__What this task involves__: Below is some material; set it all down exactly, apart from the pictures.

__Source material__:
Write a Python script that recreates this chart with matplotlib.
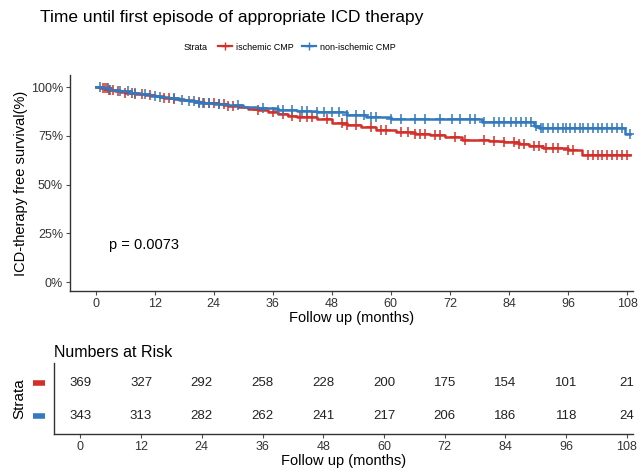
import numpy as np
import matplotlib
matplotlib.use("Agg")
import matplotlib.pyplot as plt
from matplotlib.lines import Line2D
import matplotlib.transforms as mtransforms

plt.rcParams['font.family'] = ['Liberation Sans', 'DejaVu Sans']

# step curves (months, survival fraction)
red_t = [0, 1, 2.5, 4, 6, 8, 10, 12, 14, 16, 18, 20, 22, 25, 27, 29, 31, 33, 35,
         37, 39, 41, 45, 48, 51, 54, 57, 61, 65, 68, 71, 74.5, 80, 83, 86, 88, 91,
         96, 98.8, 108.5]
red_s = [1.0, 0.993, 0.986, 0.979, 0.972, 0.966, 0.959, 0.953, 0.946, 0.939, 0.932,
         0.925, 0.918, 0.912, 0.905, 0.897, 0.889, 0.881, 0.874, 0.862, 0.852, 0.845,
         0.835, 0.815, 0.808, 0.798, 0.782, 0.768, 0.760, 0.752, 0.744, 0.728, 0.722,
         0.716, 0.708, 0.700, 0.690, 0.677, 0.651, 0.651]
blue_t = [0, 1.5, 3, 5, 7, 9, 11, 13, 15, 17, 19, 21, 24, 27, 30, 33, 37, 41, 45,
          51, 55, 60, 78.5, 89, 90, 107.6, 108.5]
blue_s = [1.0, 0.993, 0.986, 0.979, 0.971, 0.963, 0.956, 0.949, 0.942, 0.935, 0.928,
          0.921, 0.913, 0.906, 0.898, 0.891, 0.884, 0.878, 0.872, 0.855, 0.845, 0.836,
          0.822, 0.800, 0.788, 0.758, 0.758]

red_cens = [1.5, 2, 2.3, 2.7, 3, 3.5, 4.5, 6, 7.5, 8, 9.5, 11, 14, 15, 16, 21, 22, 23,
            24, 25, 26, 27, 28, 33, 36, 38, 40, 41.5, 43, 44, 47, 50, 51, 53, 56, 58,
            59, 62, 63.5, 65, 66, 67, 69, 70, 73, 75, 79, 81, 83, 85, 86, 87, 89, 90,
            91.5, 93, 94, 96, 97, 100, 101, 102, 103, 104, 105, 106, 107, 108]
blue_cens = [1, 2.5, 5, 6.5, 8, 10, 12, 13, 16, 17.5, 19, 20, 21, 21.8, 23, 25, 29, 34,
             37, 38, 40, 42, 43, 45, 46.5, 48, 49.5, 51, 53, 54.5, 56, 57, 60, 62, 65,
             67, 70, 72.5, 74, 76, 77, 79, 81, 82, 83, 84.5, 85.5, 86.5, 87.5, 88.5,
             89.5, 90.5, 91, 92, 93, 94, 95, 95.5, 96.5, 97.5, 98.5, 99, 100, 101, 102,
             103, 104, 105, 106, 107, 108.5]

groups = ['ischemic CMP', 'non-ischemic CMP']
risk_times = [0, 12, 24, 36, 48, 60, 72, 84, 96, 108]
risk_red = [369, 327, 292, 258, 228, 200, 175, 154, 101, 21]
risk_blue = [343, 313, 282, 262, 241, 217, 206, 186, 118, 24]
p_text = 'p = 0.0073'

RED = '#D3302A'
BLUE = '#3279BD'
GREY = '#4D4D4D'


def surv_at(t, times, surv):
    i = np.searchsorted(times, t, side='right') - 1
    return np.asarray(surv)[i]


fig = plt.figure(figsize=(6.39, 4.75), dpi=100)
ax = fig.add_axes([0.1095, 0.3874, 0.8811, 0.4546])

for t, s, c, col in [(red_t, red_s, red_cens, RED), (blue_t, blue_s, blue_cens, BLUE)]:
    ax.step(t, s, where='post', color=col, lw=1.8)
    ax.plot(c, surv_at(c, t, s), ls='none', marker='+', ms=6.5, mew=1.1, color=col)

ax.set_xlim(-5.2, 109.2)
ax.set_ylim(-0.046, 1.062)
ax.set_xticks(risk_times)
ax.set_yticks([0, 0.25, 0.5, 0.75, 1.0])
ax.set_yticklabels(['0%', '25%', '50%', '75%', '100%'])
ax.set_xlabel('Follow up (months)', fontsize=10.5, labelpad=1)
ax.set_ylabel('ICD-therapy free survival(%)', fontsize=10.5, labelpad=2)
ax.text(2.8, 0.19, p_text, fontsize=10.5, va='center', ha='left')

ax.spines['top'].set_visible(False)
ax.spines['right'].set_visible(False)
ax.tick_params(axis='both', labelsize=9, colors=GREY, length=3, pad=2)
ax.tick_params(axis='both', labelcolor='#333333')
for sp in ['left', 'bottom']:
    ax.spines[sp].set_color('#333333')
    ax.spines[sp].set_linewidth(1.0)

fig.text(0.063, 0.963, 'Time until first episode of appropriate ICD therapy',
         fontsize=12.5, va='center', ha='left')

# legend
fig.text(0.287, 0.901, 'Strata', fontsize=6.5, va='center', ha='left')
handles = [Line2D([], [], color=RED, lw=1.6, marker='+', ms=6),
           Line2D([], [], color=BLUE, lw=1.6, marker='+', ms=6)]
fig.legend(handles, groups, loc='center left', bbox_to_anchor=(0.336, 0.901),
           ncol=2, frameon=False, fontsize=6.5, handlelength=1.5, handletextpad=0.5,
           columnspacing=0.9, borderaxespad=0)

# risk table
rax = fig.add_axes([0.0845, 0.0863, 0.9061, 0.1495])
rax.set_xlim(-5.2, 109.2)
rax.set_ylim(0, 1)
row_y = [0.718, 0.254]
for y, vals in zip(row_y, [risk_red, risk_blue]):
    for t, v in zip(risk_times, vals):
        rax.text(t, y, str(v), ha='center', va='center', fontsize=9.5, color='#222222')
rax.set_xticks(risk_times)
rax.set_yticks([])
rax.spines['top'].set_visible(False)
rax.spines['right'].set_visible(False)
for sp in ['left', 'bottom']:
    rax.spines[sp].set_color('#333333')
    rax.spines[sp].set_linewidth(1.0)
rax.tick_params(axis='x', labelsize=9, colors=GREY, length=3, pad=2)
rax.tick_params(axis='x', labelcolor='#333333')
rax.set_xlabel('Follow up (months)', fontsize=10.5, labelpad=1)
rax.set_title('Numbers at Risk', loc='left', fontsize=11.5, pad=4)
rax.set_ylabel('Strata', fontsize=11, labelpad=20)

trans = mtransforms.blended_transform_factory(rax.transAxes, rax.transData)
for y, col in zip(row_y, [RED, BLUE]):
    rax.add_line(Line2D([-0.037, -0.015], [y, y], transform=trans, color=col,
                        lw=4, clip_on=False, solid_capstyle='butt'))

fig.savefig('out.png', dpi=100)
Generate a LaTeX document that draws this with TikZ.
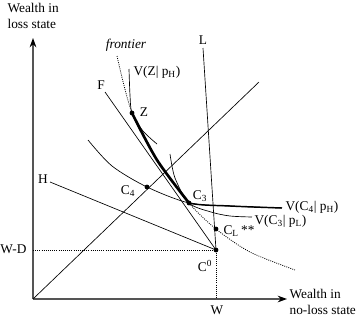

__The answer__:
Write a Python script that recreates this chart with matplotlib.
import numpy as np
import matplotlib
matplotlib.use("Agg")
import matplotlib.pyplot as plt
from matplotlib.lines import Line2D
import matplotlib.transforms as mtransforms

plt.rcParams['font.family'] = ['Liberation Sans', 'DejaVu Sans']

# step curves (months, survival fraction)
red_t = [0, 1, 2.5, 4, 6, 8, 10, 12, 14, 16, 18, 20, 22, 25, 27, 29, 31, 33, 35,
         37, 39, 41, 45, 48, 51, 54, 57, 61, 65, 68, 71, 74.5, 80, 83, 86, 88, 91,
         96, 98.8, 108.5]
red_s = [1.0, 0.993, 0.986, 0.979, 0.972, 0.966, 0.959, 0.953, 0.946, 0.939, 0.932,
         0.925, 0.918, 0.912, 0.905, 0.897, 0.889, 0.881, 0.874, 0.862, 0.852, 0.845,
         0.835, 0.815, 0.808, 0.798, 0.782, 0.768, 0.760, 0.752, 0.744, 0.728, 0.722,
         0.716, 0.708, 0.700, 0.690, 0.677, 0.651, 0.651]
blue_t = [0, 1.5, 3, 5, 7, 9, 11, 13, 15, 17, 19, 21, 24, 27, 30, 33, 37, 41, 45,
          51, 55, 60, 78.5, 89, 90, 107.6, 108.5]
blue_s = [1.0, 0.993, 0.986, 0.979, 0.971, 0.963, 0.956, 0.949, 0.942, 0.935, 0.928,
          0.921, 0.913, 0.906, 0.898, 0.891, 0.884, 0.878, 0.872, 0.855, 0.845, 0.836,
          0.822, 0.800, 0.788, 0.758, 0.758]

red_cens = [1.5, 2, 2.3, 2.7, 3, 3.5, 4.5, 6, 7.5, 8, 9.5, 11, 14, 15, 16, 21, 22, 23,
            24, 25, 26, 27, 28, 33, 36, 38, 40, 41.5, 43, 44, 47, 50, 51, 53, 56, 58,
            59, 62, 63.5, 65, 66, 67, 69, 70, 73, 75, 79, 81, 83, 85, 86, 87, 89, 90,
            91.5, 93, 94, 96, 97, 100, 101, 102, 103, 104, 105, 106, 107, 108]
blue_cens = [1, 2.5, 5, 6.5, 8, 10, 12, 13, 16, 17.5, 19, 20, 21, 21.8, 23, 25, 29, 34,
             37, 38, 40, 42, 43, 45, 46.5, 48, 49.5, 51, 53, 54.5, 56, 57, 60, 62, 65,
             67, 70, 72.5, 74, 76, 77, 79, 81, 82, 83, 84.5, 85.5, 86.5, 87.5, 88.5,
             89.5, 90.5, 91, 92, 93, 94, 95, 95.5, 96.5, 97.5, 98.5, 99, 100, 101, 102,
             103, 104, 105, 106, 107, 108.5]

groups = ['ischemic CMP', 'non-ischemic CMP']
risk_times = [0, 12, 24, 36, 48, 60, 72, 84, 96, 108]
risk_red = [369, 327, 292, 258, 228, 200, 175, 154, 101, 21]
risk_blue = [343, 313, 282, 262, 241, 217, 206, 186, 118, 24]
p_text = 'p = 0.0073'

RED = '#D3302A'
BLUE = '#3279BD'
GREY = '#4D4D4D'


def surv_at(t, times, surv):
    i = np.searchsorted(times, t, side='right') - 1
    return np.asarray(surv)[i]


fig = plt.figure(figsize=(6.39, 4.75), dpi=100)
ax = fig.add_axes([0.1095, 0.3874, 0.8811, 0.4546])

for t, s, c, col in [(red_t, red_s, red_cens, RED), (blue_t, blue_s, blue_cens, BLUE)]:
    ax.step(t, s, where='post', color=col, lw=1.8)
    ax.plot(c, surv_at(c, t, s), ls='none', marker='+', ms=6.5, mew=1.1, color=col)

ax.set_xlim(-5.2, 109.2)
ax.set_ylim(-0.046, 1.062)
ax.set_xticks(risk_times)
ax.set_yticks([0, 0.25, 0.5, 0.75, 1.0])
ax.set_yticklabels(['0%', '25%', '50%', '75%', '100%'])
ax.set_xlabel('Follow up (months)', fontsize=10.5, labelpad=1)
ax.set_ylabel('ICD-therapy free survival(%)', fontsize=10.5, labelpad=2)
ax.text(2.8, 0.19, p_text, fontsize=10.5, va='center', ha='left')

ax.spines['top'].set_visible(False)
ax.spines['right'].set_visible(False)
ax.tick_params(axis='both', labelsize=9, colors=GREY, length=3, pad=2)
ax.tick_params(axis='both', labelcolor='#333333')
for sp in ['left', 'bottom']:
    ax.spines[sp].set_color('#333333')
    ax.spines[sp].set_linewidth(1.0)

fig.text(0.063, 0.963, 'Time until first episode of appropriate ICD therapy',
         fontsize=12.5, va='center', ha='left')

# legend
fig.text(0.287, 0.901, 'Strata', fontsize=6.5, va='center', ha='left')
handles = [Line2D([], [], color=RED, lw=1.6, marker='+', ms=6),
           Line2D([], [], color=BLUE, lw=1.6, marker='+', ms=6)]
fig.legend(handles, groups, loc='center left', bbox_to_anchor=(0.336, 0.901),
           ncol=2, frameon=False, fontsize=6.5, handlelength=1.5, handletextpad=0.5,
           columnspacing=0.9, borderaxespad=0)

# risk table
rax = fig.add_axes([0.0845, 0.0863, 0.9061, 0.1495])
rax.set_xlim(-5.2, 109.2)
rax.set_ylim(0, 1)
row_y = [0.718, 0.254]
for y, vals in zip(row_y, [risk_red, risk_blue]):
    for t, v in zip(risk_times, vals):
        rax.text(t, y, str(v), ha='center', va='center', fontsize=9.5, color='#222222')
rax.set_xticks(risk_times)
rax.set_yticks([])
rax.spines['top'].set_visible(False)
rax.spines['right'].set_visible(False)
for sp in ['left', 'bottom']:
    rax.spines[sp].set_color('#333333')
    rax.spines[sp].set_linewidth(1.0)
rax.tick_params(axis='x', labelsize=9, colors=GREY, length=3, pad=2)
rax.tick_params(axis='x', labelcolor='#333333')
rax.set_xlabel('Follow up (months)', fontsize=10.5, labelpad=1)
rax.set_title('Numbers at Risk', loc='left', fontsize=11.5, pad=4)
rax.set_ylabel('Strata', fontsize=11, labelpad=20)

trans = mtransforms.blended_transform_factory(rax.transAxes, rax.transData)
for y, col in zip(row_y, [RED, BLUE]):
    rax.add_line(Line2D([-0.037, -0.015], [y, y], transform=trans, color=col,
                        lw=4, clip_on=False, solid_capstyle='butt'))

fig.savefig('out.png', dpi=100)
Generate a LaTeX document that draws this with TikZ.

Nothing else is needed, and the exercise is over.